According to a report from Skipworth Juvenile Facility, where Jordan was taken after his arrest for Bonci’s murder, Jordan complained about “spiders coming through the cracks in the wall.” At one point he drew a cross on the wall of his room with his own blood. He was placed on suicide watch.
Despite all of this, Halpern never had Jordan psychologically evaluated for the trial. Nor did he conduct the kind of investigation that might have led him to build a defense around Jordan’s mental state—although he did file a notice of intent to do just that in August 1997. However, he withdrew the notice in January 1998.
During Jordan’s confession to police, Detective Scott McKee asked him, “And so when you guys came in there, into the room—what was your plan?” In response, Jordan stated, “Like if this was my dad, I thought about my dad a lot and…so we just went…and did what we did.”
For Merrell’s post-conviction relief hearing, the monsoon of evidence that Rose and Steinberg had uncovered highlighted what Rose, in a memo to the Marion County Circuit Court, called the “thorough failure” of Halpern’s defense.
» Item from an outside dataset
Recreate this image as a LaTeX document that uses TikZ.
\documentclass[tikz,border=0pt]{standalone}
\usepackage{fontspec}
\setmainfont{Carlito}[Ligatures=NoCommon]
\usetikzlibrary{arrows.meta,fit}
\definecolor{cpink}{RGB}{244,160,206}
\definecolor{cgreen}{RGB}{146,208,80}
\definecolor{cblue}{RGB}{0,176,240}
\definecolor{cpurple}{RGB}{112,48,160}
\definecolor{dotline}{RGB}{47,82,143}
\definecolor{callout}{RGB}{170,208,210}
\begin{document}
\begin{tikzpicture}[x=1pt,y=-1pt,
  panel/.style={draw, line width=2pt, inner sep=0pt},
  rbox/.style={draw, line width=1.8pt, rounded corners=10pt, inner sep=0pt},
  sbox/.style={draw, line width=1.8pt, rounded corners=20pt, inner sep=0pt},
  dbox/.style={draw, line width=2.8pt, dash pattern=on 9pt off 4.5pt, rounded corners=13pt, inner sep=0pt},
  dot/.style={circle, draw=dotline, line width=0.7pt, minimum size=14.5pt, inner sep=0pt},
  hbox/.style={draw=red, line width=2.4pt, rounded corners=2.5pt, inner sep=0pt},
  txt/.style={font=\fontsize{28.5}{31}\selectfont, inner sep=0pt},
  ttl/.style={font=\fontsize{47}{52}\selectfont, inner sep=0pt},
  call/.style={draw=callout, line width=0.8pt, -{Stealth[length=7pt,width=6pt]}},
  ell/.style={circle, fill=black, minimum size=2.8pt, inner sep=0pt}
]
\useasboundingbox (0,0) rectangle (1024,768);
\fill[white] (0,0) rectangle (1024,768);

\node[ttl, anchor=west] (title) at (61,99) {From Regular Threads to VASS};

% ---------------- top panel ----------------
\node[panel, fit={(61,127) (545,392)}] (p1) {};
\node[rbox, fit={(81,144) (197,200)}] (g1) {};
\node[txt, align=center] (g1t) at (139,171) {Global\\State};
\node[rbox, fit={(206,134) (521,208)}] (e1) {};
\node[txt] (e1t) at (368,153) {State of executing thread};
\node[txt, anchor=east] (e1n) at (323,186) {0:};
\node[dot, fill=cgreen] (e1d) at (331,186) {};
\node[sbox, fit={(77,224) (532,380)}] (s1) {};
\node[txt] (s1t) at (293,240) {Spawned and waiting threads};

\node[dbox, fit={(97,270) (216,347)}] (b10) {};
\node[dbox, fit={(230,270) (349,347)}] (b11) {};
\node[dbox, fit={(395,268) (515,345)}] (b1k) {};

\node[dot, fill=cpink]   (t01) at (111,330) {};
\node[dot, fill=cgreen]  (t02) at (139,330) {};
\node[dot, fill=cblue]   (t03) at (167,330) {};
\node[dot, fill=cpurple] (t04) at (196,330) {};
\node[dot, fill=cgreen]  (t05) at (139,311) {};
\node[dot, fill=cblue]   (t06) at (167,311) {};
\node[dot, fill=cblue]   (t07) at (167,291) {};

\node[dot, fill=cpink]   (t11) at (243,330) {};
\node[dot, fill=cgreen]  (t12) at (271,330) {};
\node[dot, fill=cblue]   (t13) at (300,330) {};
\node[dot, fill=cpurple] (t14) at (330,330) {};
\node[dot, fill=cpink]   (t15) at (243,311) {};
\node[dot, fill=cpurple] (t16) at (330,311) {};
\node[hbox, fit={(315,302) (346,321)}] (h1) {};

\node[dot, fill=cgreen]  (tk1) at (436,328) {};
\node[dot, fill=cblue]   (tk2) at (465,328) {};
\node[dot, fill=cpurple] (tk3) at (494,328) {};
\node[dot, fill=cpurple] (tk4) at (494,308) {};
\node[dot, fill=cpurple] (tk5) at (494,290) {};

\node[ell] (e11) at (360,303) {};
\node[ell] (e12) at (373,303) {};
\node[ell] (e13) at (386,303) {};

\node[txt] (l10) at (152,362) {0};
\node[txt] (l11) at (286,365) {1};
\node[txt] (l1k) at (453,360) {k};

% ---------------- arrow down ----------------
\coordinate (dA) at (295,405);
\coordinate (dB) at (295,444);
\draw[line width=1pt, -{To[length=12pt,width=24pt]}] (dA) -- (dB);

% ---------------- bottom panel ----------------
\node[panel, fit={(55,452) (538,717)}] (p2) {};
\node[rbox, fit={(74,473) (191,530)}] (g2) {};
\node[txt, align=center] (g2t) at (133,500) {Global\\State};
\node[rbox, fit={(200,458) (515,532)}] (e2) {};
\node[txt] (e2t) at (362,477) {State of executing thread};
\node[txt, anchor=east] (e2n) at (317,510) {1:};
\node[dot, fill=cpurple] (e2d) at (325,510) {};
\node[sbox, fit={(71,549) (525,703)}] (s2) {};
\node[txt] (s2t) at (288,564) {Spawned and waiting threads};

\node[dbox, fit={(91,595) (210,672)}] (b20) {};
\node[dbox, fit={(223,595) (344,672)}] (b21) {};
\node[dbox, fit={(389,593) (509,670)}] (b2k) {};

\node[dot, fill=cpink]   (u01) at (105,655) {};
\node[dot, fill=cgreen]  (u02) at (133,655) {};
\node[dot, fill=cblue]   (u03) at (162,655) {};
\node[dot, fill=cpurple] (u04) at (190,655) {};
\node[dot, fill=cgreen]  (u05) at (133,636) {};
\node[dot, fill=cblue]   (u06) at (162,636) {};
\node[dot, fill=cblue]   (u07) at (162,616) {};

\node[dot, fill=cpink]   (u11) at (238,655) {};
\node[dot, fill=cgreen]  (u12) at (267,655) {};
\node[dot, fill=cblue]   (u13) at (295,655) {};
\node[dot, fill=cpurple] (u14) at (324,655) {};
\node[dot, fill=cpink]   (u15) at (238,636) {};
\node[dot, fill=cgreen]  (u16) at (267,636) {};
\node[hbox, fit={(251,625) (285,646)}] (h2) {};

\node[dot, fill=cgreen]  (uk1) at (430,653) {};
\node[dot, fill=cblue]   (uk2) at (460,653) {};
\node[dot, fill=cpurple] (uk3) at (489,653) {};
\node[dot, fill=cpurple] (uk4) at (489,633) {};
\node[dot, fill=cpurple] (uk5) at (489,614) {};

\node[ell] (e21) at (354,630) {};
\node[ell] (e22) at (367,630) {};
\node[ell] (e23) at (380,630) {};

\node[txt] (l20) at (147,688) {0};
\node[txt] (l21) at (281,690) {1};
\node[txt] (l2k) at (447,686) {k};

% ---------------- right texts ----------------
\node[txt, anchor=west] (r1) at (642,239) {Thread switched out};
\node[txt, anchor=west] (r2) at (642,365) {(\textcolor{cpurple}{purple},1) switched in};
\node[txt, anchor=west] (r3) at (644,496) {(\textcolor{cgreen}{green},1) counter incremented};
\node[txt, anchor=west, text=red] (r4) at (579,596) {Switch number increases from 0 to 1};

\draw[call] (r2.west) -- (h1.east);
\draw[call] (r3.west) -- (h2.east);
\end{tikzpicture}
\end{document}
On December 13, 2007, nine months after the hearing, the state signed the petition that granted Merrell the post-conviction relief he sought. The concession speech from Assistant Attorney General Susan Gerber was simple and to the point: “You win.”
Merrell would be assigned a new defense lawyer, who would conduct a new trial, as if the first trial had never occurred.
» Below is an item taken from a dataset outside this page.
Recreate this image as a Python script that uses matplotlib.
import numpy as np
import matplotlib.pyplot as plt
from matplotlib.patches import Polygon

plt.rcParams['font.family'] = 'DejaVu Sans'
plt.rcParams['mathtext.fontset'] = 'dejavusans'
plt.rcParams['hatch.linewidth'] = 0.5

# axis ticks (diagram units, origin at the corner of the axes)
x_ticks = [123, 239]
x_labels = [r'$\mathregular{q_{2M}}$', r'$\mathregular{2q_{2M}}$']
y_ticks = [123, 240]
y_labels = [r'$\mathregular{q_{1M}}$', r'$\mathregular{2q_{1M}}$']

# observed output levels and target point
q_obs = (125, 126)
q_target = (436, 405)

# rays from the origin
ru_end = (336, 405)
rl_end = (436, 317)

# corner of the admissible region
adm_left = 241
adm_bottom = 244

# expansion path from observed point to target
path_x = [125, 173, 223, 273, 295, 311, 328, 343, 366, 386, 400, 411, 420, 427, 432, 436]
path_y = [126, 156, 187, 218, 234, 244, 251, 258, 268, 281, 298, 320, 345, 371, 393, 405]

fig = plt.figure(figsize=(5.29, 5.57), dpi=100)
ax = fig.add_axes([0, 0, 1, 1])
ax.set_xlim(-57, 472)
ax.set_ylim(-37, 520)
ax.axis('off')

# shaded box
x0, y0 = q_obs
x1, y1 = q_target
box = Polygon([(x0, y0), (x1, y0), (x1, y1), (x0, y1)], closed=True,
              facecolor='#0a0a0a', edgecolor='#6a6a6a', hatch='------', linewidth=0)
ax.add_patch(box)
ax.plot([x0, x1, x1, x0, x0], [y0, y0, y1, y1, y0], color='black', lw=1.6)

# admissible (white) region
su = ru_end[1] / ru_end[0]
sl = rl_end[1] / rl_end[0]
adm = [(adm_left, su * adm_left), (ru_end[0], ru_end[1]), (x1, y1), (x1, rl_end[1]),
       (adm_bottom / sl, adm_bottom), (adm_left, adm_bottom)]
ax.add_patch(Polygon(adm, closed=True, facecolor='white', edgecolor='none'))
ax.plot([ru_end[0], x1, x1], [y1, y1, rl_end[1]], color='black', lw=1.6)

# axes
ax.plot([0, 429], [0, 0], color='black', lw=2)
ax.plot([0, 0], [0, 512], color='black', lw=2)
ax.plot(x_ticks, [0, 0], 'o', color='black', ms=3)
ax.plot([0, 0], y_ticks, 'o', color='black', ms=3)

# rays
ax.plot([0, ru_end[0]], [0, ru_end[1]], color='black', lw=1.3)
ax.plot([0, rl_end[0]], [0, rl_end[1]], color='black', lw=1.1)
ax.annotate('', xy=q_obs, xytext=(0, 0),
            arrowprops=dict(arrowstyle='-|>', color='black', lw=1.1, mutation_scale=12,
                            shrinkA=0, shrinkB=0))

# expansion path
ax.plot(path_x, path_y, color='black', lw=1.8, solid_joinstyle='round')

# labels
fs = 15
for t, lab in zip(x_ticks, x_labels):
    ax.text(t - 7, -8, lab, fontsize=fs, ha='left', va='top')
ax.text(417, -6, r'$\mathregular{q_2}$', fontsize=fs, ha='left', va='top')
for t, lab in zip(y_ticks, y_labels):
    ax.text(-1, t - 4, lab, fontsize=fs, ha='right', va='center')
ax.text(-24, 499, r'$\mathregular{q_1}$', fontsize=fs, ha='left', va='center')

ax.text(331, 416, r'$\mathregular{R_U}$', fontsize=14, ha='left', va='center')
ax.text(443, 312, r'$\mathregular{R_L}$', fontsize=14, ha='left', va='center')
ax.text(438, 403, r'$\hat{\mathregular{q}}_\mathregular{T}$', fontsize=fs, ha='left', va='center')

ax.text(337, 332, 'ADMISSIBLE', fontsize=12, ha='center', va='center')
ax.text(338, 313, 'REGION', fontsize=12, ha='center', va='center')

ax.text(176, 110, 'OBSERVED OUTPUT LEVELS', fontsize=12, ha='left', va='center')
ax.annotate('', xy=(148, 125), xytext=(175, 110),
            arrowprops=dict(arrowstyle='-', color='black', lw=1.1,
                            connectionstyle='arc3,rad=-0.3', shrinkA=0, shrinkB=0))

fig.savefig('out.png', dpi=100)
“In this case we found that the defendant did not have effective counsel,” says Stephanie Soden, a spokesperson for the Department of Justice. “It’s a fairly common reason to petition for post-conviction relief, but it’s one that’s rarely granted. Then again, Michael Rose has a very good reputation.”
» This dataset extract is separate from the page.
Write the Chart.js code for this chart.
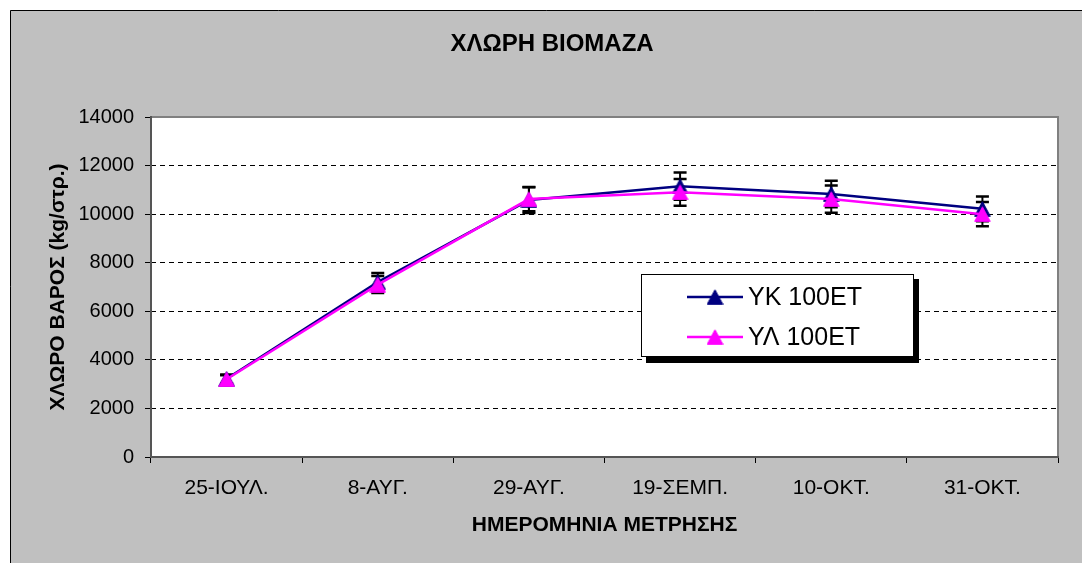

Van Strum received the news on her 67th birthday. She said it was the best present she had ever received.
Nevertheless, for the parties involved in the case, there are no happy endings. After all, Scott Bonci lost his father that day in July. “I’m not into retribution,” Scott says. “But I’ve sat through a reenactment of the crime [which was part of Colborn’s court-ordered treatment]. It would really bother me if Jordan said that he wasn’t involved.”
And in the end, Merrell wasn’t sure he could convince a jury that he wasn’t. His new trial was scheduled to begin this month, on June 10. But in early May, he agreed to plead guilty to Edward Bonci’s murder in exchange for a reduced sentence. “There’s a big difference between being granted post-conviction relief and proving that somebody is innocent,” says John Kolego, Merrell’s new attorney. “What Rose did was get the guy a new trial. But there’s always a risk associated with that.”
The plea did, however, reduce the number of years that Merrell must stay in jail—from 14 to 7. “I feel like I’m right there, about to get out, compared to how I was feeling with 14 years left,” Merrell wrote in a letter to his mother. “I assure you I didn’t do what I confessed…But it’s time to move on.”